Further, making this evidence generally admissible in tort actions can create a perverse incentive on a plaintiff to keep the accident benefits claim alive so that it does not become a defence weapon in the tort action. This goes against the general principle of encouraging settlement.
Lastly, where an accident benefits settlement is in evidence before the jury, the jury instructions should carefully explain how the motor vehicle accident compensation system in Ontario functions, including the fact that the plaintiff was entitled to the accident benefits, and the distinct roles of the trial judge and the jury in setting the tort damages and accounting for benefits received.
The jury should be instructed to not reduce the award of damages on the basis that it believes the benefits have compensated the plaintiff adequately for the accident.
In summary, the details of particular benefits received by a plaintiff may be admissible if they are relevant to issues such as misuse of a benefit, mitigation, or lack of motivation to work. The probative value and prejudicial effect of such evidence have to be weighed.
Defence counsel have to draft their pleadings with particularity to put these matters squarely in issue. Further, the trial judge must be satisfied that there is an air of reality to these arguments.
The details of the totality of an accident benefits settlement will rarely be admissible in a tort trial.
Self-Represented Litigants at Trial
Referring to the Statement of Principles on Self-represented Litigants and Accused Persons (2006) issued by the Canadian Judicial Council, the Court of Appeal noted that a trial judge has to do whatever is possible to provide a fair and impartial process and prevent an unfair disadvantage to self-represented litigants. Self-represented litigants should not be denied relief on the basis of a minor or easily rectified deficiency in their case.
Trial judges have special duties to self-represented litigants, in terms of acquainting them with courtroom procedure and the rules of evidence.
However, the Court of Appeal stated that there are clear limits to a trial judge’s duty to assist a self-represented litigant.

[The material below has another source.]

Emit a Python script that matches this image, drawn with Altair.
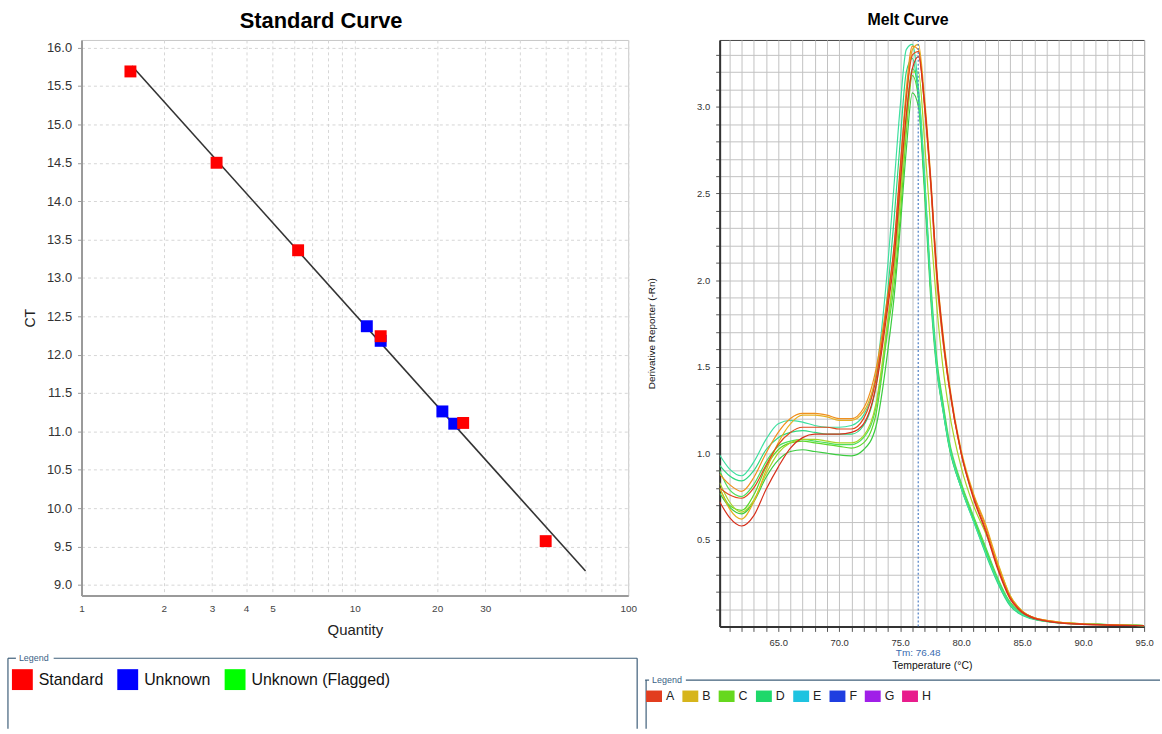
import altair as alt
import pandas as pd

# ---------------- Standard curve data ----------------
std_qty = [1.51, 3.12, 6.2, 12.43, 24.9, 49.9]
std_ct = [15.69, 14.50, 13.36, 12.24, 11.11, 9.57]
unk_qty = [11.06, 12.43, 20.9, 23.1]
unk_ct = [12.37, 12.18, 11.26, 11.10]
fit_qty = [1.53, 69.8]
fit_ct = [15.76, 9.18]
sample_types = ["Standard", "Unknown", "Unknown (Flagged)"]
type_colors = ["#ff0000", "#0000ff", "#00ff00"]
x_grid_vals = [1, 2, 3, 4, 5, 6, 7, 8, 9, 10, 20, 30, 40, 50, 60, 70, 80, 90, 100]
x_label_vals = [1, 2, 3, 4, 5, 10, 20, 30, 100]
y_tick_vals = [9.0, 9.5, 10.0, 10.5, 11.0, 11.5, 12.0, 12.5, 13.0, 13.5, 14.0, 14.5, 15.0, 15.5, 16.0]

# ---------------- Melt curve data ----------------
melt_temp = [60.2, 61, 62, 63, 64, 65, 66, 67, 68, 69, 70, 71, 72, 73, 74, 74.5, 75, 75.5, 76,
             76.5, 77, 77.5, 78, 78.5, 79, 80, 81, 82, 83, 84, 85, 86, 87, 88, 90, 92, 95]
curve_c1 = [0.72, 0.63, 0.58, 0.64, 0.79, 0.92, 1.03, 1.09, 1.11, 1.11, 1.11, 1.12, 1.17, 1.38, 1.85, 2.12, 2.55, 2.95, 3.22,
            3.29, 3.02, 2.58, 2.05, 1.68, 1.40, 1.00, 0.74, 0.55, 0.33, 0.16, 0.08, 0.045, 0.03, 0.02, 0.012, 0.008, 0.004]
curve_c2 = [0.80, 0.76, 0.74, 0.80, 0.93, 1.05, 1.12, 1.15, 1.15, 1.15, 1.14, 1.14, 1.20, 1.42, 1.90, 2.20, 2.65, 3.05, 3.30,
            3.32, 3.00, 2.56, 2.03, 1.66, 1.39, 1.00, 0.75, 0.56, 0.34, 0.17, 0.085, 0.05, 0.032, 0.022, 0.013, 0.008, 0.004]
curve_c3 = [0.88, 0.82, 0.78, 0.86, 1.00, 1.12, 1.20, 1.23, 1.23, 1.22, 1.20, 1.20, 1.26, 1.48, 1.92, 2.18, 2.63, 3.10, 3.35,
            3.33, 3.00, 2.55, 2.00, 1.65, 1.39, 1.00, 0.76, 0.58, 0.35, 0.17, 0.085, 0.05, 0.035, 0.025, 0.015, 0.01, 0.005]
curve_c4 = [0.80, 0.68, 0.62, 0.72, 0.90, 1.06, 1.17, 1.22, 1.22, 1.21, 1.19, 1.19, 1.24, 1.44, 1.88, 2.15, 2.58, 3.05, 3.33,
            3.36, 3.05, 2.60, 2.06, 1.70, 1.42, 1.02, 0.77, 0.59, 0.37, 0.18, 0.09, 0.05, 0.035, 0.025, 0.015, 0.01, 0.005]
curve_c5 = [0.83, 0.72, 0.66, 0.73, 0.88, 1.00, 1.06, 1.08, 1.08, 1.07, 1.06, 1.06, 1.10, 1.28, 1.78, 2.05, 2.45, 2.90, 3.20,
            3.20, 2.80, 2.30, 1.85, 1.50, 1.25, 0.92, 0.70, 0.54, 0.36, 0.18, 0.09, 0.05, 0.033, 0.024, 0.015, 0.01, 0.005]
curve_c6 = [0.80, 0.70, 0.67, 0.76, 0.92, 1.02, 1.06, 1.07, 1.06, 1.05, 1.04, 1.03, 1.06, 1.22, 1.72, 1.97, 2.36, 2.85, 3.18,
            3.05, 2.55, 1.95, 1.52, 1.28, 1.06, 0.82, 0.63, 0.45, 0.27, 0.14, 0.075, 0.045, 0.03, 0.022, 0.015, 0.01, 0.005]
curve_c7 = [0.77, 0.69, 0.65, 0.72, 0.86, 0.96, 1.01, 1.02, 1.01, 1.00, 0.99, 0.985, 1.02, 1.15, 1.60, 1.90, 2.30, 2.75, 3.08,
            3.00, 2.50, 1.90, 1.48, 1.25, 1.04, 0.80, 0.62, 0.44, 0.26, 0.13, 0.07, 0.042, 0.03, 0.022, 0.015, 0.01, 0.005]
curve_c8 = [0.90, 0.79, 0.75, 0.82, 0.95, 1.04, 1.07, 1.08, 1.07, 1.06, 1.05, 1.05, 1.09, 1.26, 1.75, 2.05, 2.50, 2.95, 3.22,
            3.10, 2.60, 2.00, 1.55, 1.30, 1.08, 0.83, 0.64, 0.46, 0.28, 0.14, 0.075, 0.045, 0.03, 0.022, 0.015, 0.01, 0.005]
curve_c9 = [0.99, 0.91, 0.87, 0.95, 1.08, 1.17, 1.19, 1.18, 1.16, 1.15, 1.15, 1.16, 1.22, 1.45, 2.10, 2.55, 3.00, 3.33, 3.36,
            3.10, 2.60, 1.95, 1.50, 1.25, 1.05, 0.80, 0.61, 0.43, 0.26, 0.13, 0.07, 0.042, 0.03, 0.02, 0.014, 0.01, 0.005]
curve_c10 = [0.93, 0.87, 0.84, 0.90, 1.02, 1.09, 1.12, 1.13, 1.12, 1.11, 1.11, 1.11, 1.16, 1.38, 1.95, 2.35, 2.80, 3.20, 3.28,
             3.05, 2.55, 1.95, 1.50, 1.26, 1.05, 0.80, 0.61, 0.42, 0.25, 0.12, 0.065, 0.04, 0.028, 0.02, 0.014, 0.01, 0.005]
curve_ids = ["c7", "c6", "c8", "c5", "c10", "c9", "c4", "c3", "c2", "c1"]
curve_values = [curve_c7, curve_c6, curve_c8, curve_c5, curve_c10, curve_c9, curve_c4, curve_c3, curve_c2, curve_c1]
curve_colors = ["#3ccc40", "#5cd82a", "#4ee05a", "#a8d428", "#2ed880", "#3ee0a0", "#e6b020", "#f0901e", "#e04a1c", "#d8301c"]
wells = ["A", "B", "C", "D", "E", "F", "G", "H"]
well_colors = ["#e23d1f", "#d6b51c", "#66d81e", "#1fd86a", "#1fc3e0", "#1f3ee0", "#a01fe8", "#e81c8c"]
tm_value = 76.48
melt_x_ticks = list(range(61, 96))
melt_y_ticks = [round(0.1 * i, 1) for i in range(1, 34)]

FONT = "Liberation Sans"

# ---------------- frames ----------------
one = pd.DataFrame({"k": [0]})


def hline(x1, x2, y, color="#3f5f7a"):
    return alt.Chart(one).mark_rule(color=color, strokeWidth=1.2).encode(
        x=alt.value(x1), x2=alt.value(x2), y=alt.value(y))


def vline(x, y1, y2, color="#3f5f7a"):
    return alt.Chart(one).mark_rule(color=color, strokeWidth=1.2).encode(
        x=alt.value(x), y=alt.value(y1), y2=alt.value(y2))


def label(x, y, txt):
    return alt.Chart(one).mark_text(align="left", baseline="middle", fontSize=9, font=FONT,
                                    color="#3a5f85").encode(x=alt.value(x), y=alt.value(y), text=alt.value(txt))


# ---------------- Left chart ----------------
W1, H1 = 550, 559
pts = pd.DataFrame({
    "qty": unk_qty + std_qty,
    "ct": unk_ct + std_ct,
    "type": ["Unknown"] * len(unk_qty) + ["Standard"] * len(std_qty),
})
fit = pd.DataFrame({"qty": fit_qty, "ct": fit_ct})

xs = alt.Scale(type="log", domain=[1, 100], nice=False)
ys = alt.Scale(domain=[8.86, 16.1], nice=False, zero=False)
lbl_arr = "[" + ",".join(str(v) for v in x_label_vals) + "]"

x_axis1 = alt.Axis(values=x_grid_vals, labelExpr=f"indexof({lbl_arr}, datum.value) >= 0 ? format(datum.value, 'd') : ''",
                   grid=True, gridDash=[3, 3], gridColor="#d6d6d6", ticks=False, labelPadding=8,
                   labelFontSize=10, labelColor="#444", labelFont=FONT, labelFlush=False, labelOverlap=False,
                   title="Quantity", titleFontSize=15, titleFontWeight="normal", titleFont=FONT, titleColor="#222",
                   titlePadding=9, domainColor="#9a9a9a", domainWidth=2)
y_axis1 = alt.Axis(values=y_tick_vals, format=".1f", grid=True, gridDash=[3, 3], gridColor="#d6d6d6",
                   tickSize=4, tickColor="#999", labelPadding=6, labelFontSize=13, labelColor="#333", labelFont=FONT,
                   labelOverlap=False, title="CT", titleFontSize=14, titleFontWeight="normal", titleFont=FONT,
                   titleColor="#222", titlePadding=9, domainColor="#9a9a9a", domainWidth=2)

fit_line = alt.Chart(fit).mark_line(color="#333333", strokeWidth=1.6).encode(
    x=alt.X("qty:Q", scale=xs, axis=x_axis1),
    y=alt.Y("ct:Q", scale=ys, axis=y_axis1),
)
points = alt.Chart(pts).mark_square(size=144, opacity=1).encode(
    x=alt.X("qty:Q", scale=xs, axis=x_axis1),
    y=alt.Y("ct:Q", scale=ys, axis=y_axis1),
    color=alt.Color("type:N", scale=alt.Scale(domain=sample_types, range=type_colors),
                    legend=alt.Legend(orient="none", legendX=-70, legendY=633, direction="horizontal", title=None,
                                      symbolType="square", symbolSize=441, symbolStrokeWidth=0, symbolOpacity=1,
                                      labelFontSize=16, labelFont=FONT, labelColor="#111", labelOffset=6,
                                      columnPadding=14, padding=0, columns=3)),
)

left = alt.layer(
    fit_line, points,
    hline(-74, -66, 622), hline(-28, 559, 622), vline(-74, 622, 693), vline(559, 622, 693),
    label(-63, 622, "Legend"),
).properties(
    width=W1, height=H1,
    title=alt.TitleParams("Standard Curve", fontSize=22, fontWeight="bold", font=FONT, color="#000",
                          anchor="middle", frame="group", dx=-34, offset=7),
    view=alt.ViewBackground(stroke="#c8c8c8", strokeWidth=1),
)

# ---------------- Right chart ----------------
W2, H2 = 427, 590
rows = []
for cid, vals in zip(curve_ids, curve_values):
    for t, v in zip(melt_temp, vals):
        rows.append({"curve": cid, "temp": t, "val": v})
melt = pd.DataFrame(rows)

x2s = alt.Scale(domain=[60.2, 95], nice=False, zero=False)
y2s = alt.Scale(domain=[0, 3.386], nice=False)

x_axis2 = alt.Axis(values=melt_x_ticks, labelExpr="datum.value % 5 === 0 ? format(datum.value, '.1f') : ''",
                   grid=True, gridColor="#c2c2c2", gridWidth=1, tickSize=5, tickColor="#555",
                   labelPadding=6, labelFontSize=9.5, labelColor="#333", labelFont=FONT, labelFlush=False,
                   labelOverlap=False, title="Temperature (°C)", titleFontSize=10.5, titleFontWeight="normal",
                   titleFont=FONT, titleColor="#111", titlePadding=14, domainColor="#333", domainWidth=2)
y_axis2 = alt.Axis(values=melt_y_ticks,
                   labelExpr="round(datum.value * 10) % 5 === 0 ? format(datum.value, '.1f') : ''",
                   grid=True, gridColor="#c2c2c2", gridWidth=1, tickSize=4, tickColor="#555",
                   labelPadding=6, labelFontSize=9.5, labelColor="#333", labelFont=FONT, labelOverlap=False,
                   title="Derivative Reporter (-Rn)", titleFontSize=10, titleFontWeight="normal", titleFont=FONT,
                   titleColor="#111", titlePadding=40, domainColor="#333", domainWidth=2)

lines = alt.Chart(melt).mark_line(strokeWidth=1.2, interpolate="monotone", clip=True).encode(
    x=alt.X("temp:Q", scale=x2s, axis=x_axis2),
    y=alt.Y("val:Q", scale=y2s, axis=y_axis2),
    stroke=alt.Stroke("curve:N", scale=alt.Scale(domain=curve_ids, range=curve_colors), legend=None),
    detail="curve:N",
)
tm_df = pd.DataFrame({"tm": [tm_value], "lbl": [f"Tm: {tm_value:.2f}"]})
tm_rule = alt.Chart(tm_df).mark_rule(color="#4f7fc4", strokeWidth=1.2, strokeDash=[2, 2]).encode(
    x=alt.X("tm:Q", scale=x2s, axis=x_axis2))
tm_text = alt.Chart(tm_df).mark_text(fontSize=10, font=FONT, color="#3b6cb0", baseline="middle").encode(
    x=alt.X("tm:Q", scale=x2s, axis=x_axis2), y=alt.value(H2 + 27), text="lbl:N")

well_df = pd.DataFrame({"well": wells})
well_legend = alt.Chart(well_df).mark_square(opacity=0, size=10).encode(
    x=alt.value(0), y=alt.value(0),
    fill=alt.Fill("well:N", scale=alt.Scale(domain=wells, range=well_colors),
                  legend=alt.Legend(orient="none", legendX=-74, legendY=652, direction="horizontal", title=None,
                                    symbolType="M-1,-0.72H1V0.72H-1Z", symbolSize=256, symbolStrokeWidth=0,
                                    symbolOpacity=1, labelFontSize=12.5, labelFont=FONT, labelColor="#222",
                                    labelOffset=4, columnPadding=7.5, padding=0, columns=8)),
)

right = alt.layer(
    lines, tm_rule, tm_text, well_legend,
    hline(-75, -71, 644), hline(-34, 443, 644), vline(-74, 644, 693),
    label(-68, 644, "Legend"),
).properties(
    width=W2, height=H2,
    title=alt.TitleParams("Melt Curve", fontSize=16, fontWeight="bold", font=FONT, color="#000",
                          anchor="middle", frame="group", dx=-24, offset=10),
    view=alt.ViewBackground(stroke="#444", strokeWidth=1),
)

chart = alt.hconcat(left, right, spacing=4).resolve_scale(
    color="independent", fill="independent", stroke="independent"
).properties(
    padding={"left": 6, "top": 7, "right": 0, "bottom": 0},
    background="white",
)

chart.save("out.html", embed_options={"renderer": "svg", "actions": False})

The actuality and the appearance of judicial impartiality must be maintained.
Counsel, as officers of the court, have to assist the trial judge on legally complex topics, including by providing “briefing notes” or statements of law. The trial judge should request such assistance where necessary.
Further, although the right to a jury trial in a civil action is fundamental, it is not absolute and must sometimes yield to practicality. In exercising his or her discretion to discharge the jury, a trial judge may consider whether the self-represented status of a litigant might unduly complicate or lengthen the trial.
However, in many if not most cases, a trial judge should be able to fairly manage a civil jury trial with a self-represented litigant, with the willing assistance of counsel acting in the best traditions of officers of the court.
In Girao, the Court of Appeal addressed several important issues regarding trials. The key points are:
· Counsel and the court must have a clear understanding of what use will be made of joint books of documents.
· The court must keep a clear record of all documents introduced at trial, regardless of whether the documents are entered into evidence.
· Section 35 of the Evidence Act is not a proper basis on which to admit opinion evidence.
· Section 52 of the Evidence Act is more expansive than section 35. It permits signed medical reports to be entered for the truth of their contents. The medical practitioner must be made available for cross-examination, if requested by the opposing party.
· If defence counsel wants to introduce evidence of particular accident benefits received by a plaintiff for the purpose of showing misuse of a benefit, failure to mitigate, or lack of motivation to work, the statement of defence must be drafted with particularity, and counsel must be able to show that there is an air of reality to the argument in a voir dire. The details of the totality of an accident benefits settlement will rarely be admissible.